### WHAT TO PRODUCE
Return each line of the listing below, unchanged, and omit the images.

━━━ INFORMATION SHOWN

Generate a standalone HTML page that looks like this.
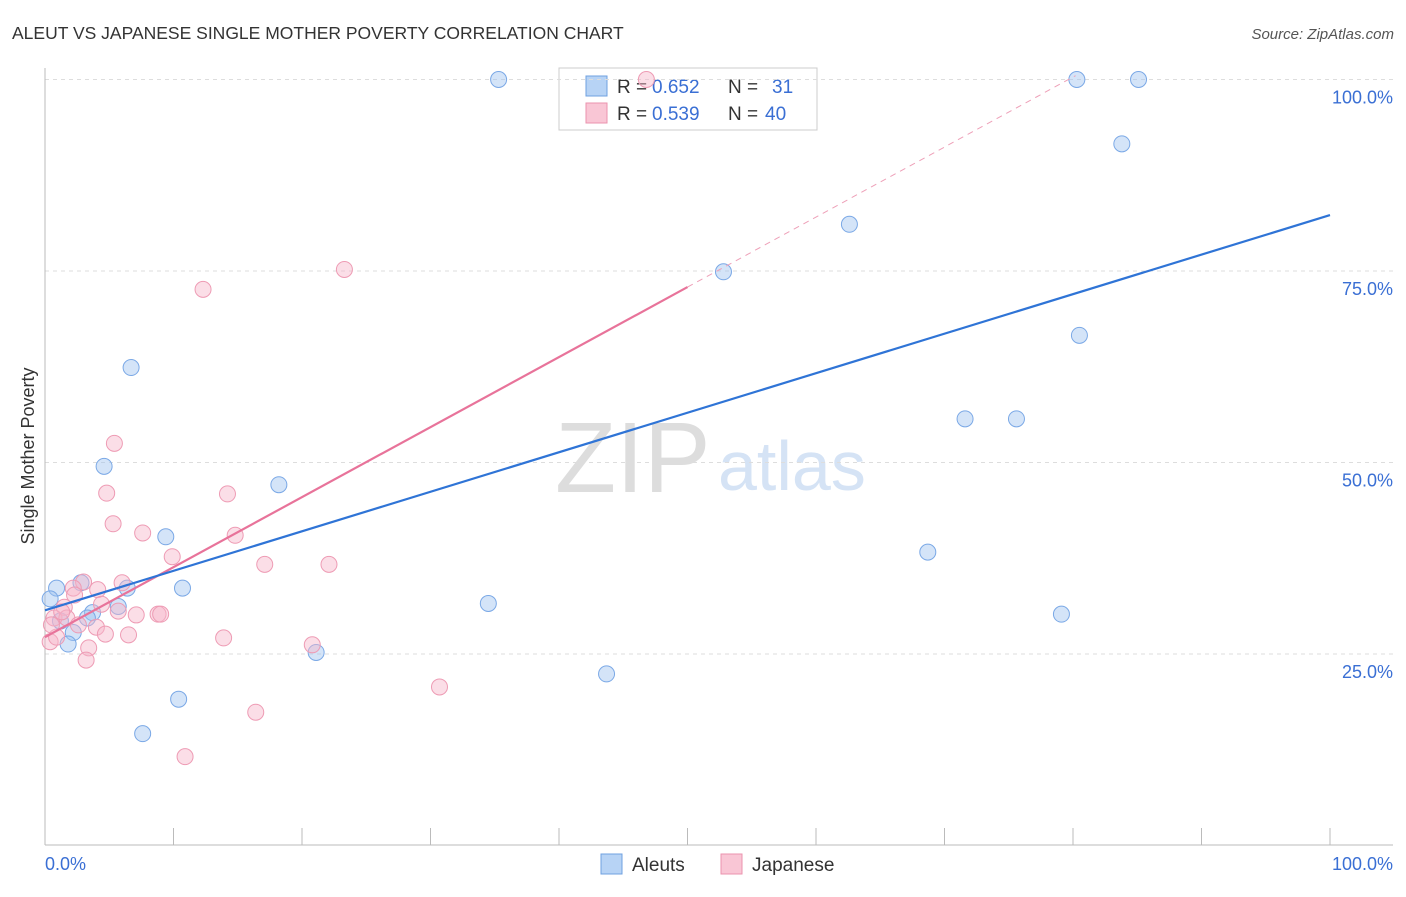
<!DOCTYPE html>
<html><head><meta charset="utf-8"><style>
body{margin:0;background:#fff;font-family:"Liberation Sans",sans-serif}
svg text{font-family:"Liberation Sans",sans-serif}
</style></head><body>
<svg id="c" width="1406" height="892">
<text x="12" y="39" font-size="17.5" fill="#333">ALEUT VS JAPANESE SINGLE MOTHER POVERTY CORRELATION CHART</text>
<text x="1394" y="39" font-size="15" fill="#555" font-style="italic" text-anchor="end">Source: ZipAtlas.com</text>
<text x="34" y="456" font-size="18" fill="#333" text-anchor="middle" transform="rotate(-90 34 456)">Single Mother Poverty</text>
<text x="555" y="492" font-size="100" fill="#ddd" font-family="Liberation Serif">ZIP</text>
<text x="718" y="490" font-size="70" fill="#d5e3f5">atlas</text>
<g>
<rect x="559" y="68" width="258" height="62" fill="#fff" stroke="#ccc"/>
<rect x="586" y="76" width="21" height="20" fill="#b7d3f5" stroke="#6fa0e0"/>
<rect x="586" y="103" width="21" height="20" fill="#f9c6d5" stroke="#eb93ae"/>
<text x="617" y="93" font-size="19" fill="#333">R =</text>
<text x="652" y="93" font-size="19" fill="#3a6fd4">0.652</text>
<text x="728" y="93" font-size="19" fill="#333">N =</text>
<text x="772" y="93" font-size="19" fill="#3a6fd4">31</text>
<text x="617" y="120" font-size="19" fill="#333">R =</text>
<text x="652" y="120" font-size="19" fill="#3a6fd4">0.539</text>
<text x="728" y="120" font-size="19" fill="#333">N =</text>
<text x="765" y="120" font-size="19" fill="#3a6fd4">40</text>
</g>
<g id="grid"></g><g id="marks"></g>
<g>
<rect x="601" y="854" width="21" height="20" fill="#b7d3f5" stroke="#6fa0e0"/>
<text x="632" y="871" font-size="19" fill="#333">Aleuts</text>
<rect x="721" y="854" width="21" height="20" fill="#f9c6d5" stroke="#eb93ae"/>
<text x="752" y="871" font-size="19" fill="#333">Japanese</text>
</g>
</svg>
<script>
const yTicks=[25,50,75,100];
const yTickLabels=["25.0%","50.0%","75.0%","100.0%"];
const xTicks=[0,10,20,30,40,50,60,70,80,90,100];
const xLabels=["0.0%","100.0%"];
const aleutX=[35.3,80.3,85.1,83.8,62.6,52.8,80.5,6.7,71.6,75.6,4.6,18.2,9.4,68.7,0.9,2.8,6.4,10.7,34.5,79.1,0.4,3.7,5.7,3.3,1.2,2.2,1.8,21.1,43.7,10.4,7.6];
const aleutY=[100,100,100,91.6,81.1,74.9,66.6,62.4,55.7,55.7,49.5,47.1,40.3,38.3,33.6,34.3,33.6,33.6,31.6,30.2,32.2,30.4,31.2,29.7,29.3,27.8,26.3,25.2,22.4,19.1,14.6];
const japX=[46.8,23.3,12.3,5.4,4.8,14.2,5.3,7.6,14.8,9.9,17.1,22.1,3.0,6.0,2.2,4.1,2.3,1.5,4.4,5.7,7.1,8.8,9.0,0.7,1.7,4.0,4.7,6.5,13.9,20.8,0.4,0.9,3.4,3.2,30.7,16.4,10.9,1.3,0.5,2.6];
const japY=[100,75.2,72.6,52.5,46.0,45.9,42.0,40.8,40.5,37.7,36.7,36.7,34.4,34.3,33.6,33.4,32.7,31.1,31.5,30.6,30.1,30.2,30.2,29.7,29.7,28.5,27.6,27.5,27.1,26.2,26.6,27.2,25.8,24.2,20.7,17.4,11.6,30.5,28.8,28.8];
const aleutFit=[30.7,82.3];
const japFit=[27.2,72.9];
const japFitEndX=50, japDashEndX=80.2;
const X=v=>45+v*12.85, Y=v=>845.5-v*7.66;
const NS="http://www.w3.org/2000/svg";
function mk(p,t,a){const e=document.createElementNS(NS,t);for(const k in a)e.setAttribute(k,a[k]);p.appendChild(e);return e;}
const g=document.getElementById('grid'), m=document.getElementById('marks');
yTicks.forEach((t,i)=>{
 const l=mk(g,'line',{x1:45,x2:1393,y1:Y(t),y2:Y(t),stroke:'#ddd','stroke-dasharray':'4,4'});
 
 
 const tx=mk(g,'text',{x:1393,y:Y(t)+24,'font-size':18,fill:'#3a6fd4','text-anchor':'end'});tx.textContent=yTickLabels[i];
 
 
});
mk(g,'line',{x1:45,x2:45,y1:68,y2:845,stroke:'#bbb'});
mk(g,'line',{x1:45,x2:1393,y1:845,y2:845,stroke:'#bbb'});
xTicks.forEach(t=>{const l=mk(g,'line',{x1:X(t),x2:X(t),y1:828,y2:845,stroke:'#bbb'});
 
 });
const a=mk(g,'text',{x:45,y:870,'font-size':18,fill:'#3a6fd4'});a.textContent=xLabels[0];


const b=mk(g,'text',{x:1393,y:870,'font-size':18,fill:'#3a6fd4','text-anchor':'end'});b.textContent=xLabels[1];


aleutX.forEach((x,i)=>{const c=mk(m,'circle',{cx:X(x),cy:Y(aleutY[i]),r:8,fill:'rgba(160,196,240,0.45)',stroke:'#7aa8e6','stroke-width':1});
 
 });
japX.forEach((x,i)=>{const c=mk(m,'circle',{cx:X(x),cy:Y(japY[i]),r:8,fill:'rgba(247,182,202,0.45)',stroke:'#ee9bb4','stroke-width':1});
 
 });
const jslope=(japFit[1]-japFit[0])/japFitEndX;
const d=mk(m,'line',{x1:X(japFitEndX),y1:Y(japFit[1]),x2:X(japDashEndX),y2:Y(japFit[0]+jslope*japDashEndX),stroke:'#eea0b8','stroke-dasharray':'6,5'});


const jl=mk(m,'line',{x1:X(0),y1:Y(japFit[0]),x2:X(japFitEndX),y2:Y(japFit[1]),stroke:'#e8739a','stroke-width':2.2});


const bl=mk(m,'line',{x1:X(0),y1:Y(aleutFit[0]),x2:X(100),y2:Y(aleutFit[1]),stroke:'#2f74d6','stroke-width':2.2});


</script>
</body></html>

━━━━━━

### RESPONSE BELOW
Generate a standalone HTML page that looks like this.
<!DOCTYPE html>
<html><head><meta charset="utf-8"><style>
body{margin:0;background:#fff;font-family:"Liberation Sans",sans-serif}
svg text{font-family:"Liberation Sans",sans-serif}
</style></head><body>
<svg id="c" width="1406" height="892">
<text x="12" y="39" font-size="17.5" fill="#333">ALEUT VS JAPANESE SINGLE MOTHER POVERTY CORRELATION CHART</text>
<text x="1394" y="39" font-size="15" fill="#555" font-style="italic" text-anchor="end">Source: ZipAtlas.com</text>
<text x="34" y="456" font-size="18" fill="#333" text-anchor="middle" transform="rotate(-90 34 456)">Single Mother Poverty</text>
<text x="555" y="492" font-size="100" fill="#ddd" font-family="Liberation Serif">ZIP</text>
<text x="718" y="490" font-size="70" fill="#d5e3f5">atlas</text>
<g>
<rect x="559" y="68" width="258" height="62" fill="#fff" stroke="#ccc"/>
<rect x="586" y="76" width="21" height="20" fill="#b7d3f5" stroke="#6fa0e0"/>
<rect x="586" y="103" width="21" height="20" fill="#f9c6d5" stroke="#eb93ae"/>
<text x="617" y="93" font-size="19" fill="#333">R =</text>
<text x="652" y="93" font-size="19" fill="#3a6fd4">0.652</text>
<text x="728" y="93" font-size="19" fill="#333">N =</text>
<text x="772" y="93" font-size="19" fill="#3a6fd4">31</text>
<text x="617" y="120" font-size="19" fill="#333">R =</text>
<text x="652" y="120" font-size="19" fill="#3a6fd4">0.539</text>
<text x="728" y="120" font-size="19" fill="#333">N =</text>
<text x="765" y="120" font-size="19" fill="#3a6fd4">40</text>
</g>
<g id="grid"></g><g id="marks"></g>
<g>
<rect x="601" y="854" width="21" height="20" fill="#b7d3f5" stroke="#6fa0e0"/>
<text x="632" y="871" font-size="19" fill="#333">Aleuts</text>
<rect x="721" y="854" width="21" height="20" fill="#f9c6d5" stroke="#eb93ae"/>
<text x="752" y="871" font-size="19" fill="#333">Japanese</text>
</g>
</svg>
<script>
const yTicks=[25,50,75,100];
const yTickLabels=["25.0%","50.0%","75.0%","100.0%"];
const xTicks=[0,10,20,30,40,50,60,70,80,90,100];
const xLabels=["0.0%","100.0%"];
const aleutX=[35.3,80.3,85.1,83.8,62.6,52.8,80.5,6.7,71.6,75.6,4.6,18.2,9.4,68.7,0.9,2.8,6.4,10.7,34.5,79.1,0.4,3.7,5.7,3.3,1.2,2.2,1.8,21.1,43.7,10.4,7.6];
const aleutY=[100,100,100,91.6,81.1,74.9,66.6,62.4,55.7,55.7,49.5,47.1,40.3,38.3,33.6,34.3,33.6,33.6,31.6,30.2,32.2,30.4,31.2,29.7,29.3,27.8,26.3,25.2,22.4,19.1,14.6];
const japX=[46.8,23.3,12.3,5.4,4.8,14.2,5.3,7.6,14.8,9.9,17.1,22.1,3.0,6.0,2.2,4.1,2.3,1.5,4.4,5.7,7.1,8.8,9.0,0.7,1.7,4.0,4.7,6.5,13.9,20.8,0.4,0.9,3.4,3.2,30.7,16.4,10.9,1.3,0.5,2.6];
const japY=[100,75.2,72.6,52.5,46.0,45.9,42.0,40.8,40.5,37.7,36.7,36.7,34.4,34.3,33.6,33.4,32.7,31.1,31.5,30.6,30.1,30.2,30.2,29.7,29.7,28.5,27.6,27.5,27.1,26.2,26.6,27.2,25.8,24.2,20.7,17.4,11.6,30.5,28.8,28.8];
const aleutFit=[30.7,82.3];
const japFit=[27.2,72.9];
const japFitEndX=50, japDashEndX=80.2;
const X=v=>45+v*12.85, Y=v=>845.5-v*7.66;
const NS="http://www.w3.org/2000/svg";
function mk(p,t,a){const e=document.createElementNS(NS,t);for(const k in a)e.setAttribute(k,a[k]);p.appendChild(e);return e;}
const g=document.getElementById('grid'), m=document.getElementById('marks');
yTicks.forEach((t,i)=>{
 const l=mk(g,'line',{x1:45,x2:1393,y1:Y(t),y2:Y(t),stroke:'#ddd','stroke-dasharray':'4,4'});
 
 
 const tx=mk(g,'text',{x:1393,y:Y(t)+24,'font-size':18,fill:'#3a6fd4','text-anchor':'end'});tx.textContent=yTickLabels[i];
 
 
});
mk(g,'line',{x1:45,x2:45,y1:68,y2:845,stroke:'#bbb'});
mk(g,'line',{x1:45,x2:1393,y1:845,y2:845,stroke:'#bbb'});
xTicks.forEach(t=>{const l=mk(g,'line',{x1:X(t),x2:X(t),y1:828,y2:845,stroke:'#bbb'});
 
 });
const a=mk(g,'text',{x:45,y:870,'font-size':18,fill:'#3a6fd4'});a.textContent=xLabels[0];


const b=mk(g,'text',{x:1393,y:870,'font-size':18,fill:'#3a6fd4','text-anchor':'end'});b.textContent=xLabels[1];


aleutX.forEach((x,i)=>{const c=mk(m,'circle',{cx:X(x),cy:Y(aleutY[i]),r:8,fill:'rgba(160,196,240,0.45)',stroke:'#7aa8e6','stroke-width':1});
 
 });
japX.forEach((x,i)=>{const c=mk(m,'circle',{cx:X(x),cy:Y(japY[i]),r:8,fill:'rgba(247,182,202,0.45)',stroke:'#ee9bb4','stroke-width':1});
 
 });
const jslope=(japFit[1]-japFit[0])/japFitEndX;
const d=mk(m,'line',{x1:X(japFitEndX),y1:Y(japFit[1]),x2:X(japDashEndX),y2:Y(japFit[0]+jslope*japDashEndX),stroke:'#eea0b8','stroke-dasharray':'6,5'});


const jl=mk(m,'line',{x1:X(0),y1:Y(japFit[0]),x2:X(japFitEndX),y2:Y(japFit[1]),stroke:'#e8739a','stroke-width':2.2});


const bl=mk(m,'line',{x1:X(0),y1:Y(aleutFit[0]),x2:X(100),y2:Y(aleutFit[1]),stroke:'#2f74d6','stroke-width':2.2});


</script>
</body></html>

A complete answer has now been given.